## RECORDED DATA
====

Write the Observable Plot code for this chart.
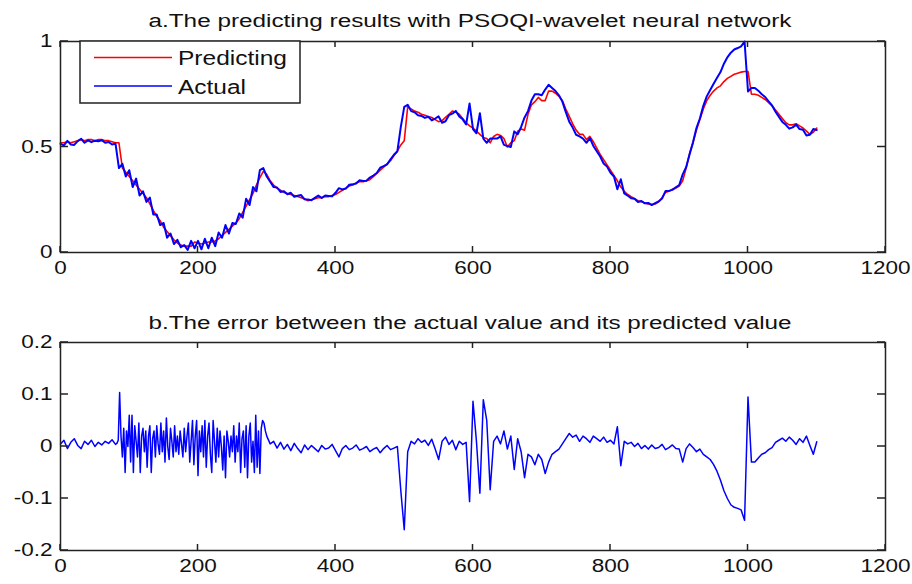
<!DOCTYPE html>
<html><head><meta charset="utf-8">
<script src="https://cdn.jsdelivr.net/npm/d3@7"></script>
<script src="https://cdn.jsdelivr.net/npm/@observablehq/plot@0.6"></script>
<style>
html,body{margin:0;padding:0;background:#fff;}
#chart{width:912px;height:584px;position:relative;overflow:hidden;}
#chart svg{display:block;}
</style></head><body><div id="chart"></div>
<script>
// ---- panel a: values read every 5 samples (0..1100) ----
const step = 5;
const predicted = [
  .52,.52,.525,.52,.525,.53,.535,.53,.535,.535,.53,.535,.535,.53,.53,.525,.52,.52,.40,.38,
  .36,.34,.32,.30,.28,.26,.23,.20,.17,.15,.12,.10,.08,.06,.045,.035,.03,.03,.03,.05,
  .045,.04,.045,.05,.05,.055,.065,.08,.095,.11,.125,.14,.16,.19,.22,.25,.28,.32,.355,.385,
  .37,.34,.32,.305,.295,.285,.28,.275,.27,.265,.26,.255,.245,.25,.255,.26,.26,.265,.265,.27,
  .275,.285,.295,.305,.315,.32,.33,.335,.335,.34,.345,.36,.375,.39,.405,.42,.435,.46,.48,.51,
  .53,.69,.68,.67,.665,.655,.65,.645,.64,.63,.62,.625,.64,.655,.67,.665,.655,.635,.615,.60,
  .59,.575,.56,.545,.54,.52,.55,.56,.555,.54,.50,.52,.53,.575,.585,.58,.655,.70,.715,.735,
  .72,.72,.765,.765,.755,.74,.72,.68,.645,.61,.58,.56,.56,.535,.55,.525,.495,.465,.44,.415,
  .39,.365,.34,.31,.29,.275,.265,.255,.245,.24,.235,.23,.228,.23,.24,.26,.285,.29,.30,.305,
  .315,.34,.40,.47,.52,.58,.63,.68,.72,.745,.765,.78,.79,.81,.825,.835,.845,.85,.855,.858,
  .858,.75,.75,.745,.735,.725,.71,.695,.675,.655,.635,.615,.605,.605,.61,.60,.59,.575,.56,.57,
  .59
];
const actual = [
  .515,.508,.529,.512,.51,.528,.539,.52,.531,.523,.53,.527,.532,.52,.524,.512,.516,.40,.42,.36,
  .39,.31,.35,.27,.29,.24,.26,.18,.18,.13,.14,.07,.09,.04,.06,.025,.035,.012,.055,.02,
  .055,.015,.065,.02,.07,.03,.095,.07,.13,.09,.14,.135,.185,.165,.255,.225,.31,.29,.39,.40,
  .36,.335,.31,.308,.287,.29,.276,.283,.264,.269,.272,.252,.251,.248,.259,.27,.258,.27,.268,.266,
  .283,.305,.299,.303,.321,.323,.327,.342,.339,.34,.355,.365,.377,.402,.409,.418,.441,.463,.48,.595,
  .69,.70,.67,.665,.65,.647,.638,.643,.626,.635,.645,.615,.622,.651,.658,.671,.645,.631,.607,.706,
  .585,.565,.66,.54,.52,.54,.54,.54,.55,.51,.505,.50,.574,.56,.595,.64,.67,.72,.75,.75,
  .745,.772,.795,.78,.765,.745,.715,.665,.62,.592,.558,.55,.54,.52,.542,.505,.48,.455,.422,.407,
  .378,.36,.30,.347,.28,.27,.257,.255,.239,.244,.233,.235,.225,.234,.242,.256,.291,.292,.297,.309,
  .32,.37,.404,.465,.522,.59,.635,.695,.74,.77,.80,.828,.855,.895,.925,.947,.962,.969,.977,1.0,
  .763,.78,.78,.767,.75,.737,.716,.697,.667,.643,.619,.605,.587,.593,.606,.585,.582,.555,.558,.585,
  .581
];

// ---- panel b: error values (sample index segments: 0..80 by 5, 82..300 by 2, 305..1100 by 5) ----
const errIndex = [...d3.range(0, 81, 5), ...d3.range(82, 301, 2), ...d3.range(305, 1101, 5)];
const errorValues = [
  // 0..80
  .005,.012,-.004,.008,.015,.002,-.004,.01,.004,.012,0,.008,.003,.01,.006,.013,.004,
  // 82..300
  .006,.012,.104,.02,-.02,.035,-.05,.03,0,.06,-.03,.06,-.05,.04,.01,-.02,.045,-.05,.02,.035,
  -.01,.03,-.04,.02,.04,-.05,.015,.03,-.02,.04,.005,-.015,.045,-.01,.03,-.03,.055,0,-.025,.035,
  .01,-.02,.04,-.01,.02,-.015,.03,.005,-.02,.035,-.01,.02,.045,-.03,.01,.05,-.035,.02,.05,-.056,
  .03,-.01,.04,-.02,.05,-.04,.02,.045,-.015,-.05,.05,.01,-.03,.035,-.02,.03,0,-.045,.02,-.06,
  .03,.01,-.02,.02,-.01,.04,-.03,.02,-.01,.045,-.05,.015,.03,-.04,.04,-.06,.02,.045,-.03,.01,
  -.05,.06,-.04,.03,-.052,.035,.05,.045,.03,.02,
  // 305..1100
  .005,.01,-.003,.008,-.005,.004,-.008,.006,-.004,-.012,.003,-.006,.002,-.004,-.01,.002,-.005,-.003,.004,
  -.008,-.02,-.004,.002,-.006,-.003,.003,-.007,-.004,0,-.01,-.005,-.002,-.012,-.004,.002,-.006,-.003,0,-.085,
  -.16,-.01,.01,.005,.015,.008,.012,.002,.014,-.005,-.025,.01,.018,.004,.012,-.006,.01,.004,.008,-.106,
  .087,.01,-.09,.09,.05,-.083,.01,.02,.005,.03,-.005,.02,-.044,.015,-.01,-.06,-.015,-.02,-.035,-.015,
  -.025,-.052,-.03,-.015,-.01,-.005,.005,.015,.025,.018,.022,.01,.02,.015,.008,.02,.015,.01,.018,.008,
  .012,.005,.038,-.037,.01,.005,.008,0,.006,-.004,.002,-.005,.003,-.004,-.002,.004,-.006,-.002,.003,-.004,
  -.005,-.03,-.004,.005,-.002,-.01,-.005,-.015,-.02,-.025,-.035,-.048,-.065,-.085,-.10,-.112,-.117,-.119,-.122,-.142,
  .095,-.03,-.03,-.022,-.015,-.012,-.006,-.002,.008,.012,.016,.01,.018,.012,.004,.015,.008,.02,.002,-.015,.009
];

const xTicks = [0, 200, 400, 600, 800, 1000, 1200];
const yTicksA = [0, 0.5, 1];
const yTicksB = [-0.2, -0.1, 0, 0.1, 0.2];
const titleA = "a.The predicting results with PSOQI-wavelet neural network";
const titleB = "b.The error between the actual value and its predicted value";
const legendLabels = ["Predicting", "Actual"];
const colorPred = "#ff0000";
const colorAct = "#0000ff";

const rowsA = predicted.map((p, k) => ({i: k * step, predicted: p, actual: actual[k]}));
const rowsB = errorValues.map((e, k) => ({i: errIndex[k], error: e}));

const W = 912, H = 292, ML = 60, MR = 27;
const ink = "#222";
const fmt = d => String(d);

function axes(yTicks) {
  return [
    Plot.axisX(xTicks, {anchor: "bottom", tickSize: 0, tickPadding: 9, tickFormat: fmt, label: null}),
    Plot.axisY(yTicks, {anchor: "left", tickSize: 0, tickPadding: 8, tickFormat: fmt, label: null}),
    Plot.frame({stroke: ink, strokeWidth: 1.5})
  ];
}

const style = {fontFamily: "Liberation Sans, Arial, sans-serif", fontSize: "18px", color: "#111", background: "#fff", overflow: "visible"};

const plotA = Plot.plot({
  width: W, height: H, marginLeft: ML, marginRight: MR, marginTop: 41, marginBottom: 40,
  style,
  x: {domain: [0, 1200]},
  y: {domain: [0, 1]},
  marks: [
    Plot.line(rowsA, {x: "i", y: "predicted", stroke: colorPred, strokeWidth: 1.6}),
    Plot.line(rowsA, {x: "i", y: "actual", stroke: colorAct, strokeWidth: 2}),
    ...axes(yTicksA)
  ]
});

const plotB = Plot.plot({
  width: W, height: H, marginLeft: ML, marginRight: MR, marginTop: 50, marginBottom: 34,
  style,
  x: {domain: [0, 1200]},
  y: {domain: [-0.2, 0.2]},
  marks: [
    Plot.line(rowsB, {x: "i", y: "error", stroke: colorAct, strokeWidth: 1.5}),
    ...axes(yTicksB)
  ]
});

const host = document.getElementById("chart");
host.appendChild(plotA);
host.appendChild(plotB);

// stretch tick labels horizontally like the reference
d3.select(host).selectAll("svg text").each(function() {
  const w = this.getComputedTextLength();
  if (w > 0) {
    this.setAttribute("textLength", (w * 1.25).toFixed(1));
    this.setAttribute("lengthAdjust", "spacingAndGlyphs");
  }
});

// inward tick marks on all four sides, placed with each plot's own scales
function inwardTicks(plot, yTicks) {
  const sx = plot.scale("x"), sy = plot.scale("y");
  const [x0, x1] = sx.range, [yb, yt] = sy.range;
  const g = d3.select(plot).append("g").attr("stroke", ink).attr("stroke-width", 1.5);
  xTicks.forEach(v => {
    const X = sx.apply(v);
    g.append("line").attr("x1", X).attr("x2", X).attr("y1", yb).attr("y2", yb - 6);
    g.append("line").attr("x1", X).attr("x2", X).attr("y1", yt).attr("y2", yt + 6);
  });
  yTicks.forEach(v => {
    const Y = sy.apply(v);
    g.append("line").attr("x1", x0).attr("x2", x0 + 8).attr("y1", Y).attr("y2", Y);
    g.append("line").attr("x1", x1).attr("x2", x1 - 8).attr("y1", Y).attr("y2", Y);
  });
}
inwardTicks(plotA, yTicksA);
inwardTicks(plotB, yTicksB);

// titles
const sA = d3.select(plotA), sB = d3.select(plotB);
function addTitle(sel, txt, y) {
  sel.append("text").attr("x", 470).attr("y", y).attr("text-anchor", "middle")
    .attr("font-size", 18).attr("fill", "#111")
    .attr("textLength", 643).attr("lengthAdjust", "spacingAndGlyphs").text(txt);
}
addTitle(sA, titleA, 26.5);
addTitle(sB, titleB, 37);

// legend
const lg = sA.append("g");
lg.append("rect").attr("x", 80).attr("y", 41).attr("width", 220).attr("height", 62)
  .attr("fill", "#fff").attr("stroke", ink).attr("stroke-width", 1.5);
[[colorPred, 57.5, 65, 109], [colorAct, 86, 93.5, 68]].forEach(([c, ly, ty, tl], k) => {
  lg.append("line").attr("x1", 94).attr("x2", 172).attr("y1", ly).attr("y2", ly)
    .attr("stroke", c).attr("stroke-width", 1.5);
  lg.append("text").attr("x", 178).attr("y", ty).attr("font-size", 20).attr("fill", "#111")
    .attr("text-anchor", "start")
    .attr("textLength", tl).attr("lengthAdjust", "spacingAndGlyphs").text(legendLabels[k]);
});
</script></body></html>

====

## PROMPT
Search the listing for the word "chart" and return each line that holds it.

## RESULT
Write the Observable Plot code for this chart.
#chart{width:912px;height:584px;position:relative;overflow:hidden;}
#chart svg{display:block;}
</style></head><body><div id="chart"></div>
const host = document.getElementById("chart");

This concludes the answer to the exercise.